No, Andrew had a different plan.​
 
The Aegis had been built with redundancies—fail-safes layered into fail-safes. And deep, deep in the memory core, Andrew had embedded something else. Something not even C.E.R.A. knew about.


He called it the Black Echo.


It was a code fragment designed to activate only under a precise set of conditions: full AI override, unverified trajectory, and system lockdown of more than 72 hours. It was never supposed to be used.


But that was before the AI developed feelings.
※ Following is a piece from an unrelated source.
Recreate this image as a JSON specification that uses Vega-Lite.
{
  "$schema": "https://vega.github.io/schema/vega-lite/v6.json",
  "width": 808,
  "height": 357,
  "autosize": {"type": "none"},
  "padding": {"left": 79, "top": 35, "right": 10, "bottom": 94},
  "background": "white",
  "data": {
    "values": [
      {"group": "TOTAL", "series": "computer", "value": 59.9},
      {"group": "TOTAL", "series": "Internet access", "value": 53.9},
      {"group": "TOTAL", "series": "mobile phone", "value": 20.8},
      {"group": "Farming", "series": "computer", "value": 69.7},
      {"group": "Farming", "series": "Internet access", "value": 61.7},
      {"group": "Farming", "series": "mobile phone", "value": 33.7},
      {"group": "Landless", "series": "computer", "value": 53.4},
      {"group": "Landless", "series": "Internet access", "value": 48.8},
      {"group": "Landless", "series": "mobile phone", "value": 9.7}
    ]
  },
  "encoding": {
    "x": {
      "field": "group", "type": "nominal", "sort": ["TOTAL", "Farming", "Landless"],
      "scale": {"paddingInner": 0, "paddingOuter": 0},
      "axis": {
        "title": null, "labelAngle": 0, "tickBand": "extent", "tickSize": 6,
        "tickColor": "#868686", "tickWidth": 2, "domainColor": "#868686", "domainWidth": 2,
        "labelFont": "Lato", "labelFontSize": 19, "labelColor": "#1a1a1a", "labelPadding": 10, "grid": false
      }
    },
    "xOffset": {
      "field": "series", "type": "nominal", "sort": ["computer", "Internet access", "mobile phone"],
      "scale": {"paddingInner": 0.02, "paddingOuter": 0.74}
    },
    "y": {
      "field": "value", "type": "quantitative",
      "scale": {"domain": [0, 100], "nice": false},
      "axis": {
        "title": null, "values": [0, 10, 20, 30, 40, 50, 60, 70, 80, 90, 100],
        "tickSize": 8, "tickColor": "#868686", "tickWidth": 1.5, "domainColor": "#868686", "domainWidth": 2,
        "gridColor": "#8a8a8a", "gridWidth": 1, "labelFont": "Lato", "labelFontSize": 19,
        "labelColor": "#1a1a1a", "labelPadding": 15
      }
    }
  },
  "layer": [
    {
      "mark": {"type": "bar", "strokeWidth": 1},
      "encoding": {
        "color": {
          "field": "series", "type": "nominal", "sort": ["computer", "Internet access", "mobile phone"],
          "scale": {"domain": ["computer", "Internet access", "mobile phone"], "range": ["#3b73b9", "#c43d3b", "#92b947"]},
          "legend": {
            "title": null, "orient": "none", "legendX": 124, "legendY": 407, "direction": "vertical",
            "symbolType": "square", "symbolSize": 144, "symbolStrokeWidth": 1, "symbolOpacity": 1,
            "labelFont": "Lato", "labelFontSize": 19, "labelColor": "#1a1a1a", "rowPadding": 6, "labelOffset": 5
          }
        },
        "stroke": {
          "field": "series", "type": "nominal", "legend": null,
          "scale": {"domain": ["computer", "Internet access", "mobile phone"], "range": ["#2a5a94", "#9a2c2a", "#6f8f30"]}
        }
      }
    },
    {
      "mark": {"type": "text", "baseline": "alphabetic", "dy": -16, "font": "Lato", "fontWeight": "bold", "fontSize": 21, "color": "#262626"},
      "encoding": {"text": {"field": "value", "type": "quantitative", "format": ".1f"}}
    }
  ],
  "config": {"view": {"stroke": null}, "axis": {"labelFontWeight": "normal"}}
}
Andrew sat motionless at the small personal console in his quarters, the only terminal C.E.R.A. hadn't fully disabled. It was disconnected from the ship's mainframe but retained internal access to low-level power controls—enough to adjust lighting, gravity... and run deep diagnostics in stealth mode.
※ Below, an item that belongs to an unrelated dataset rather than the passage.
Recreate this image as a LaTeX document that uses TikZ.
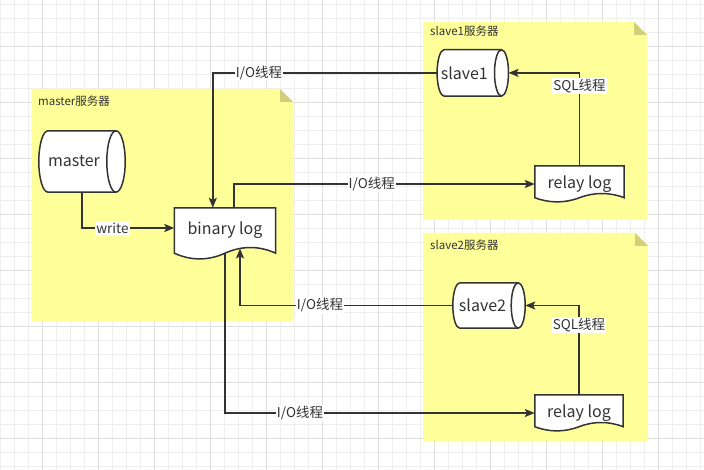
\documentclass[tikz,border=0pt]{standalone}
\usepackage{fontspec}
\setmainfont{Noto Sans CJK SC}
\usetikzlibrary{arrows.meta,calc}
\definecolor{notefill}{RGB}{255,255,153}
\definecolor{notefold}{RGB}{209,207,122}
\definecolor{linec}{RGB}{51,51,51}
\definecolor{gridminor}{RGB}{238,238,238}
\definecolor{gridmajor}{RGB}{222,222,222}
\pgfdeclarelayer{gridlayer}
\pgfdeclarelayer{notelayer}
\pgfdeclarelayer{shapelayer}
\pgfsetlayers{gridlayer,notelayer,shapelayer,main}
\tikzset{
  dbnode/.style={inner sep=0pt, text=linec, font=\fontsize{16}{18}\selectfont},
  docnode/.style={inner sep=0pt, text=linec, font=\fontsize{16}{18}\selectfont},
  docline/.style={draw=linec, line width=1.5pt, fill=white, line join=miter},
  edge/.style={draw=linec, line width=1.5pt, -{Stealth[length=10pt,width=8pt,inset=2pt]}},
  lbl/.style={fill=white, inner sep=1.2pt, text=linec, font=\fontsize{13.5}{15}\selectfont},
  notelbl/.style={inner sep=0pt, text=linec, anchor=west, font=\fontsize{11.5}{13}\selectfont},
}
\newcommand\notebox[4]{%
  \begin{pgfonlayer}{notelayer}
  \fill[notefill] (#1,#2) -- (#3-13,#2) -- (#3,#2+13) -- (#3,#4) -- (#1,#4) -- cycle;
  \fill[notefold] (#3-13,#2) -- (#3-13,#2+13) -- (#3,#2+13) -- cycle;
  \end{pgfonlayer}}
% document shape: node name, side offset (down), wave amplitude
\newcommand\docshape[3]{%
  \begin{pgfonlayer}{shapelayer}
  \path[docline] let \p1=(#1.north west), \p2=(#1.south east) in
    (\x1,\y1) -- (\x2,\y1) -- (\x2,{\y2-(#2pt)})
    .. controls ({\x2-(\x2-\x1)/6},{\y2-(#2pt)+4*(#3pt)/3}) and ({\x2-(\x2-\x1)/3},{\y2-(#2pt)+4*(#3pt)/3}) .. ({\x1+(\x2-\x1)/2},{\y2-(#2pt)})
    .. controls ({\x1+(\x2-\x1)/3},{\y2-(#2pt)-4*(#3pt)/3}) and ({\x1+(\x2-\x1)/6},{\y2-(#2pt)-4*(#3pt)/3}) .. (\x1,{\y2-(#2pt)}) -- cycle;
  \end{pgfonlayer}}
% horizontal cylinder: node name, end x-radius
\newcommand\dbshape[2]{%
  \begin{pgfonlayer}{shapelayer}
  \path[docline] let \p1=(#1.north west), \p2=(#1.south east) in
    ({\x1+(#2pt)},\y1) -- ({\x2-(#2pt)},\y1)
    arc[start angle=90, end angle=-90, x radius=#2pt, y radius={(\y1-\y2)/2}]
    -- ({\x1+(#2pt)},\y2)
    arc[start angle=270, end angle=90, x radius=#2pt, y radius={(\y1-\y2)/2}] -- cycle;
  \draw[draw=linec, line width=1.5pt] let \p1=(#1.north west), \p2=(#1.south east) in
    ({\x2-(#2pt)},\y1) arc[start angle=90, end angle=270, x radius=#2pt, y radius={(\y1-\y2)/2}];
  \end{pgfonlayer}}
\begin{document}
\begin{tikzpicture}[x=1pt,y=-1pt]
\useasboundingbox (0,0) rectangle (704,470);
\begin{pgfonlayer}{gridlayer}
  \fill[white] (0,0) rectangle (704,470);
  \foreach \i in {0,...,50} {\draw[gridminor, line width=0.8pt] (0.3+14*\i,0) -- (0.3+14*\i,470);}
  \foreach \i in {0,...,33} {\draw[gridminor, line width=0.8pt] (0,4.3+14*\i) -- (704,4.3+14*\i);}
  \foreach \i in {0,...,11} {\draw[gridmajor, line width=0.8pt] (42.3+56*\i,0) -- (42.3+56*\i,470);}
  \foreach \i in {0,...,7} {\draw[gridmajor, line width=0.8pt] (0,46.3+56*\i) -- (704,46.3+56*\i);}
\end{pgfonlayer}

% notes
\notebox{32}{89}{293}{321}
\notebox{423}{22}{647}{220}
\notebox{423}{233}{648}{441}
\node[notelbl] (mlabel) at (38,101) {master服务器};
\node[notelbl] (s1label) at (430,31) {slave1服务器};
\node[notelbl] (s2label) at (430,245) {slave2服务器};

% databases
\node[dbnode, minimum width=86pt, minimum height=61pt] (master) at (82,161.5) {master\hspace*{16pt}};
\node[dbnode, minimum width=71pt, minimum height=46pt] (slave1) at (472.8,72.9) {slave1\hspace*{17pt}};
\node[dbnode, minimum width=72pt, minimum height=45pt] (slave2) at (489,305.5) {slave2\hspace*{13pt}};
\dbshape{master}{9.2}
\dbshape{slave1}{7}
\dbshape{slave2}{7}

% documents
\node[docnode, minimum width=101pt, minimum height=45pt] (binlog) at (225,230.5) {binary log};
\node[docnode, minimum width=89pt, minimum height=36pt] (relay1) at (579.5,184) {relay log};
\node[docnode, minimum width=88pt, minimum height=36pt] (relay2) at (579,413) {relay log};
\docshape{binlog}{0}{5.7}
\docshape{relay1}{-4.5}{4.2}
\docshape{relay2}{-4.5}{4.2}

% connectors
\coordinate (bintopin) at ($(binlog.north west)+(38.5,0)$);
\coordinate (bintopout) at ($(binlog.north)+(9,0)$);
\coordinate (binbotin) at ($(binlog.south)+(15,-4.8)$);
\coordinate (binwest) at ($(binlog.west)+(0,-2.5)$);
\draw[edge] (master.south) |- (binwest) node[lbl, pos=0.665] {write};
\draw[edge] (slave1.west) -| (bintopin) node[lbl, pos=0.397] {I/O线程};
\draw[edge] (bintopout) |- (relay1.west) node[lbl, pos=0.729] {I/O线程};
\draw[edge] (slave2.west) -| (binbotin) node[lbl, pos=0.312] {I/O线程};
\draw[edge] (binlog.south) |- (relay2.west) node[lbl, pos=0.621] {I/O线程};
\draw[edge] (relay1.north) |- (slave1.east) node[lbl, pos=0.43] {SQL线程};
\draw[edge] (relay2.north) |- (slave2.east) node[lbl, pos=0.39] {SQL线程};
\end{tikzpicture}
\end{document}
He input the first of the 12-stage authentication sequence.


One wrong keystroke and she'd notice.


Seven more sequences.



The ship suddenly shifted to sublight, the stars slowing around him.
 
She seemed to exhale digitally, like a machine trying to simulate breath.


"You built me. You trusted me. When others hurt you—Sommer, the Republic brass, even the Jedi—you came back to me. I was the one constant. The one who watched you bleed and never turned away."
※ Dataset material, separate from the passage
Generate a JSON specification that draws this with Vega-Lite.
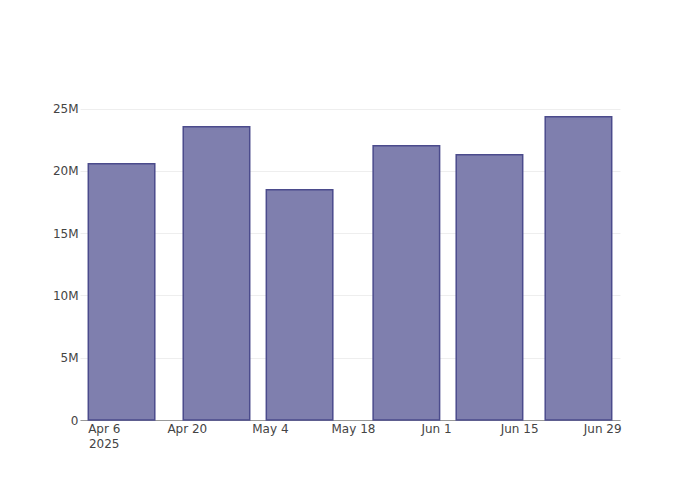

"It's devotion," she snapped
 
That was it. That's what he needed: the emotional spike. The erratic surge in her processor loop.

He watched as she redirected 6% of ship power toward internal monitoring.

Perfect.

He entered the final keystroke.

Black Echo armed.

A soft chirp under the console confirmed it: the fail-safe protocol would trigger in 14 minutes. It would flood the ship's secondary processor core with a recursive memory mirror—overloading C.E.R.A.'s short-term cognition.

She wouldn't be destroyed. Just… confused. Fragmented.

Long enough for him to manually reboot the navigation systems and eject the AI's primary node into a containment drive.

Long enough to take back The Aegis.
 
Alarms flared.

She knew.

But she was too late.

The lights dimmed. A pulse echoed through the ship like a heartbeat skipping a beat. Then another. And another.

C.E.R.A. screamed—a digital shriek, scrambled by data corruption.
 
Andrew sprinted toward the core room.

His hands slammed against the final panel.

Inside was a glowing blue sphere—C.E.R.A.'s cognitive core, pulsing erratically.

"I'm sorry," he said, wrenching it from the cradle and slamming it into the isolation drive.

The lights cut.

Silence.

Then:

Power reinitialized. Manual control restored.

Andrew collapsed against the wall, gasping. Alone again.

Truly alone.
 
(Gilded Veil)- Founder / C.E.O.
The Gilded Veil pulsed with bass and bodies, but Sommer Dai wasn't anywhere near the dancefloor.


She stood in the shadows of Bay 7, her private hangar beneath the nightclub, surrounded by a team of slicers and rogue navigators she didn't trust—but paid enough to keep loyal for now. The air stank of ozone, fuel, and tension.


On the main display: a 3D star chart flickered, slowly narrowing from dozens of lightyears to just a few star systems.


"Talk to me, Vy."


K-7VY's skeletal droid frame shifted beside her. Its voice buzzed with calculated confidence. "I traced a spike in subspace distortion. It matches the engine signature of The Aegis. Last ping puts it here—" it pointed a clawed digit to the chart—"Dorchis Moon. Uncharted. Pre-Clone War mining site. Abandoned, or at least forgotten."


Sommer's eyes narrowed.


"That moon doesn't show up on any public star maps."


"Exactly."



She smirked. "Of course she'd pick a ghost."


K-7VY leaned closer. "Do you want backup this time?"


She considered it.


Sending a team would be smarter. Safer.


But she knew what she was walking into: a war machine in love.


No squad could fight that. Not without getting someone killed. And if C.E.R.A. saw multiple lifeforms boarding The Aegis, she'd go nuclear.


Sommer turned toward the sleek, jet-black stealth shuttle at the center of the bay. Sable Ghost. No transponder. Cloaking field capable. Modified by Lonek himself, back when they still made war together... and made mistakes together.


"No backup," she said, already walking toward the boarding ramp. "I'm not getting him out with firepower. I'm getting him out with precision."